Abed Rahman Kaaki

Personal information
- Full name: Abed Rahman Kaaki
- National team: Lebanon
- Born: 30 March 1986 (age 40) Ras Tanura, Saudi Arabia
- Height: 1.82 m (6 ft 0 in)
- Weight: 72 kg (159 lb)

Sport
- Sport: Swimming
- Strokes: Freestyle

= Abed Rahman Kaaki =

Lebanese swimmer (born 1986)

Abed Rahman Kaaki (عبد الرحمن الكعكي; born March 30, 1986) is a Lebanese former swimmer, who specialized in sprint freestyle events. He represented Lebanon at the 2004 Summer Olympics, and also, held three records for the Connecticut Huskies swimming and diving team at the University of Connecticut, while studying in the United States.
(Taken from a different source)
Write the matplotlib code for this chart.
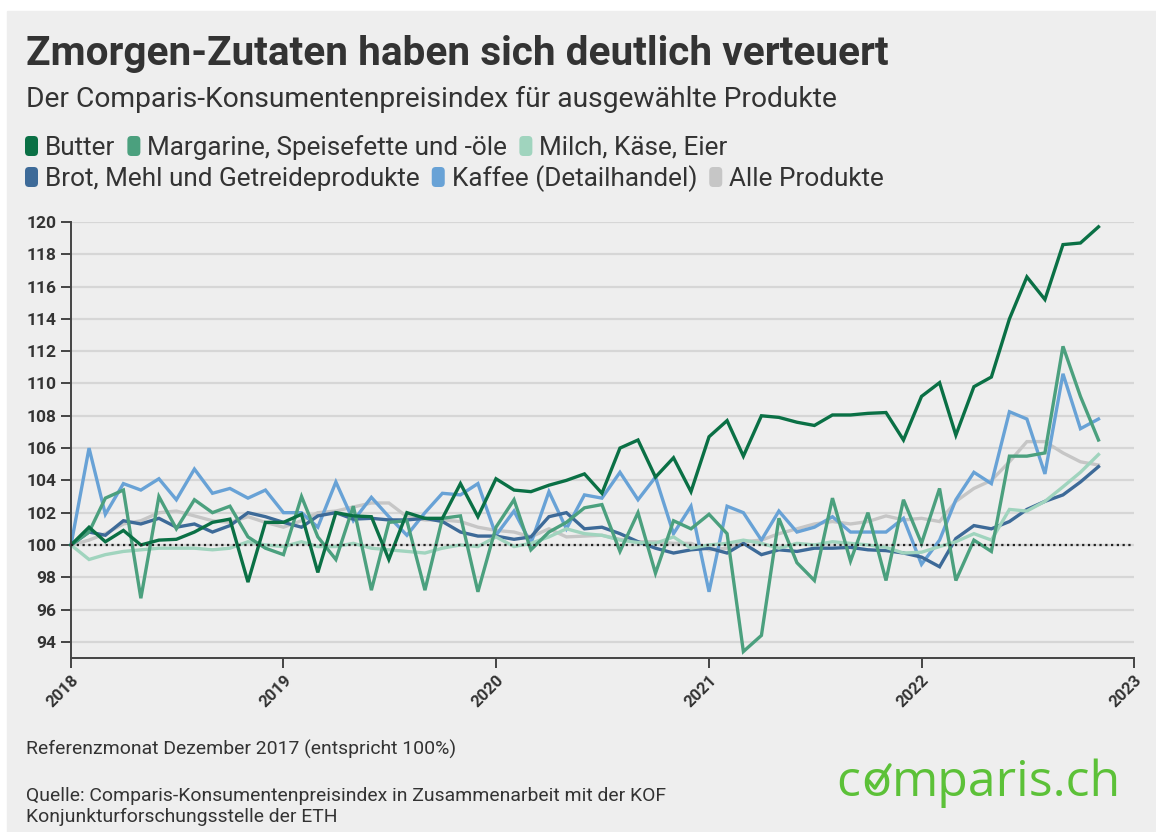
import matplotlib
matplotlib.use('Agg')
import matplotlib.pyplot as plt
import matplotlib.dates as mdates
from matplotlib.patches import FancyBboxPatch, Rectangle
from matplotlib.lines import Line2D
import pandas as pd

# monthly index values, reference month Dec 2017 = 100
months = pd.date_range('2018-01-01', periods=59, freq='MS')

butter = [100.0, 101.1, 100.2, 100.9, 100.0, 100.3, 100.35, 100.8, 101.4, 101.6,
          97.7, 101.4, 101.4, 101.9, 98.3, 102.0, 101.8, 101.75, 99.1, 102.0,
          101.65, 101.65, 103.8, 101.75, 104.1, 103.4, 103.3, 103.7, 104.0, 104.4,
          103.2, 106.0, 106.5, 104.2, 105.4, 103.3, 106.7, 107.7, 105.5, 108.0,
          107.9, 107.6, 107.4, 108.05, 108.05, 108.15, 108.2, 106.5, 109.2, 110.05,
          106.8, 109.8, 110.4, 114.0, 116.6, 115.2, 118.6, 118.7, 119.7]
margarine = [100.0, 100.8, 102.9, 103.4, 96.7, 103.0, 101.0, 102.8, 102.0, 102.4,
             100.5, 99.8, 99.4, 103.0, 100.5, 99.1, 102.4, 97.2, 101.4, 101.5,
             97.2, 101.65, 101.8, 97.1, 101.1, 102.8, 99.7, 100.8, 101.4, 102.3,
             102.5, 99.6, 102.0, 98.25, 101.5, 101.0, 101.9, 100.7, 93.4, 94.4,
             101.65, 98.9, 97.8, 102.9, 99.0, 102.0, 97.8, 102.8, 100.1, 103.5,
             97.8, 100.3, 99.6, 105.5, 105.5, 105.7, 112.3, 109.2, 106.5]
milch = [100.0, 99.1, 99.4, 99.6, 99.7, 99.8, 99.8, 99.8, 99.7, 99.8,
         100.2, 100.0, 99.9, 100.2, 99.9, 99.9, 100.1, 99.8, 99.7, 99.6,
         99.5, 99.8, 100.0, 99.9, 100.5, 99.9, 100.1, 100.5, 101.0, 100.7,
         100.6, 100.3, 100.15, 100.1, 100.5, 99.8, 100.0, 100.1, 100.3, 100.1,
         99.8, 100.1, 100.0, 100.2, 100.1, 100.0, 99.85, 99.5, 99.55, 99.9,
         100.2, 100.7, 100.3, 102.2, 102.1, 102.7, 103.6, 104.5, 105.6]
brot = [100.0, 100.8, 100.6, 101.5, 101.3, 101.65, 101.1, 101.3, 100.8, 101.2,
        102.0, 101.75, 101.4, 101.1, 101.8, 102.0, 101.6, 101.65, 101.55, 101.55,
        101.65, 101.45, 100.8, 100.55, 100.55, 100.35, 100.5, 101.75, 102.0, 101.0,
        101.1, 100.7, 100.2, 99.8, 99.5, 99.7, 99.8, 99.5, 100.1, 99.4,
        99.7, 99.6, 99.8, 99.8, 99.85, 99.7, 99.65, 99.5, 99.25, 98.65,
        100.4, 101.2, 101.0, 101.45, 102.2, 102.7, 103.1, 103.9, 104.85]
kaffee = [100.0, 106.0, 101.9, 103.8, 103.4, 104.1, 102.8, 104.7, 103.2, 103.5,
          102.9, 103.4, 102.0, 102.0, 101.1, 103.9, 101.5, 102.95, 101.75, 100.6,
          102.0, 103.2, 103.1, 103.8, 100.6, 102.1, 100.1, 103.3, 101.0, 103.1,
          102.9, 104.5, 102.8, 104.2, 100.7, 102.4, 97.1, 102.4, 102.0, 100.3,
          102.1, 100.8, 101.1, 101.75, 100.8, 100.8, 100.8, 101.65, 98.8, 100.3,
          102.8, 104.5, 103.8, 108.25, 107.8, 104.4, 110.6, 107.2, 107.8]
alle = [100.0, 100.3, 100.7, 101.3, 101.5, 102.0, 102.1, 101.8, 101.5, 101.4,
        101.75, 101.4, 101.1, 101.5, 102.0, 102.1, 102.35, 102.6, 102.6, 101.75,
        101.55, 101.55, 101.45, 101.1, 100.9, 100.8, 100.5, 101.0, 100.5, 100.55,
        100.6, 100.35, 100.2, 100.2, 100.1, 100.1, 99.7, 99.8, 100.2, 100.3,
        100.7, 101.0, 101.3, 101.45, 101.3, 101.45, 101.8, 101.55, 101.65, 101.45,
        102.7, 103.5, 104.0, 105.15, 106.4, 106.4, 105.7, 105.15, 104.95]

labels = ['Butter', 'Margarine, Speisefette und -öle', 'Milch, Käse, Eier',
          'Brot, Mehl und Getreideprodukte', 'Kaffee (Detailhandel)', 'Alle Produkte']
series = [butter, margarine, milch, brot, kaffee, alle]
colors = ['#0a7045', '#4ba07e', '#a0d4be', '#3d6a98', '#68a2d6', '#c6c6c6']

W, H = 1156, 832
plt.rcParams['font.family'] = ['Roboto', 'DejaVu Sans']
fig = plt.figure(figsize=(W / 100, H / 100), dpi=100)
fig.patch.set_facecolor('white')
fig.patches.append(Rectangle((7 / W, 0), (W - 7) / W, (H - 11) / H,
                             transform=fig.transFigure, color='#eeeeee', zorder=-10))
renderer = fig.canvas.get_renderer()
dark = '#333333'


def put(x, y, s, width=None, size=12, **kw):
    # x, y in image pixels (from top), y is the baseline
    t = fig.text(x / W, 1 - y / H, s, fontsize=size, va='baseline', color=kw.pop('color', dark), **kw)
    if width:
        w = t.get_window_extent(renderer).width
        t.set_fontsize(size * width / w)
    return t


put(26, 65, 'Zmorgen-Zutaten haben sich deutlich verteuert', width=862, size=29, fontweight='bold')
put(26, 107, 'Der Comparis-Konsumentenpreisindex für ausgewählte Produkte', width=812, size=19)

# legend, two rows
probe = fig.text(0, 0, labels[3], fontsize=17)
leg_size = 17 * 377 / probe.get_window_extent(renderer).width
probe.remove()
rows = [(labels[:3], colors[:3], 155), (labels[3:], colors[3:], 186)]
for names, cols, base in rows:
    x = 25
    for name, col in zip(names, cols):
        box = FancyBboxPatch((x, H - base - 1), 13, 20, boxstyle='round,pad=0,rounding_size=4',
                             transform=None, facecolor=col, edgecolor='none')
        fig.patches.append(box)
        t = put(x + 20, base, name, size=leg_size)
        x = t.get_window_extent(renderer).x1 + 12

ax = fig.add_axes([71 / W, 1 - 658 / H, (1134 - 71) / W, (658 - 222) / H])
ax.set_facecolor('none')
for name, vals, col in reversed(list(zip(labels, series, colors))):
    ax.plot(months, vals, color=col, lw=2.4, solid_joinstyle='miter', clip_on=False)
ax.axhline(100, color='#222222', lw=1.6, ls=(0, (1, 1.6)), zorder=10)

ax.set_xlim(pd.Timestamp('2018-01-01'), pd.Timestamp('2023-01-01'))
ax.set_ylim(93, 120)
ax.set_yticks(range(94, 121, 2))
ax.xaxis.set_major_locator(mdates.YearLocator())
ax.xaxis.set_major_formatter(mdates.DateFormatter('%Y'))
ax.yaxis.grid(True, color='#d6d6d6', lw=1.6)
ax.set_axisbelow(True)
for s in ['top', 'right']:
    ax.spines[s].set_visible(False)
for s in ['left', 'bottom']:
    ax.spines[s].set_color('#444444')
    ax.spines[s].set_linewidth(1.4)
ax.tick_params(axis='both', colors='#444444', width=1.4, length=7, labelsize=12.5,
               labelcolor=dark)
for lab in ax.get_yticklabels():
    lab.set_fontweight('bold')
for lab in ax.get_xticklabels():
    lab.set_fontweight('bold')
    lab.set_fontsize(12)
    lab.set_rotation(45)
    lab.set_ha('right')
    lab.set_va('top')
    lab.set_rotation_mode('anchor')

# footer
src = put(26, 801, 'Quelle: Comparis-Konsumentenpreisindex in Zusammenarbeit mit der KOF', width=637, size=12)
fs = src.get_fontsize()
put(26, 755, 'Referenzmonat Dezember 2017 (entspricht 100%)', size=fs)
put(26, 822, 'Konjunkturforschungsstelle der ETH', size=fs)

# logo
green = '#5cc138'
lsize = 36
c = put(836, 796, 'c', size=lsize, color=green, family='Open Sans')
x0 = c.get_window_extent(renderer).x1 + 1
o = fig.text(x0 / W, 1 - 796 / H, 'o', fontsize=lsize, va='baseline', color=green, family='Open Sans')
ob = o.get_window_extent(renderer)
rest = fig.text((ob.x1 + 1) / W, 1 - 796 / H, 'mparis.ch', fontsize=lsize, va='baseline',
                color=green, family='Open Sans')
cy = H - 782
cx = (ob.x0 + ob.x1) / 2
fig.lines.append(Line2D([cx - 7, cx - 1, cx + 14], [cy + 1, cy - 6, cy + 17], transform=None,
                        color=green, lw=2.6, solid_capstyle='round', solid_joinstyle='round'))

fig.savefig('out.png', dpi=100)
Kaaki qualified for the men's 50 m freestyle at the 2004 Summer Olympics in Athens, by receiving a Universality place from FINA, in an entry time of 25.31. He faced seven other swimmers in heat four, including two-time Olympian Gregory Arkhurst of Côte d'Ivoire. He edged out Arkhurst and Bolivia's Mauricio Prudencio to earn a fifth spot by 0.14 of a second, breaking a Lebanese record of 24.68. Kaaki failed to advance into the semifinals, as he placed 57th out of 86 swimmers in the preliminaries.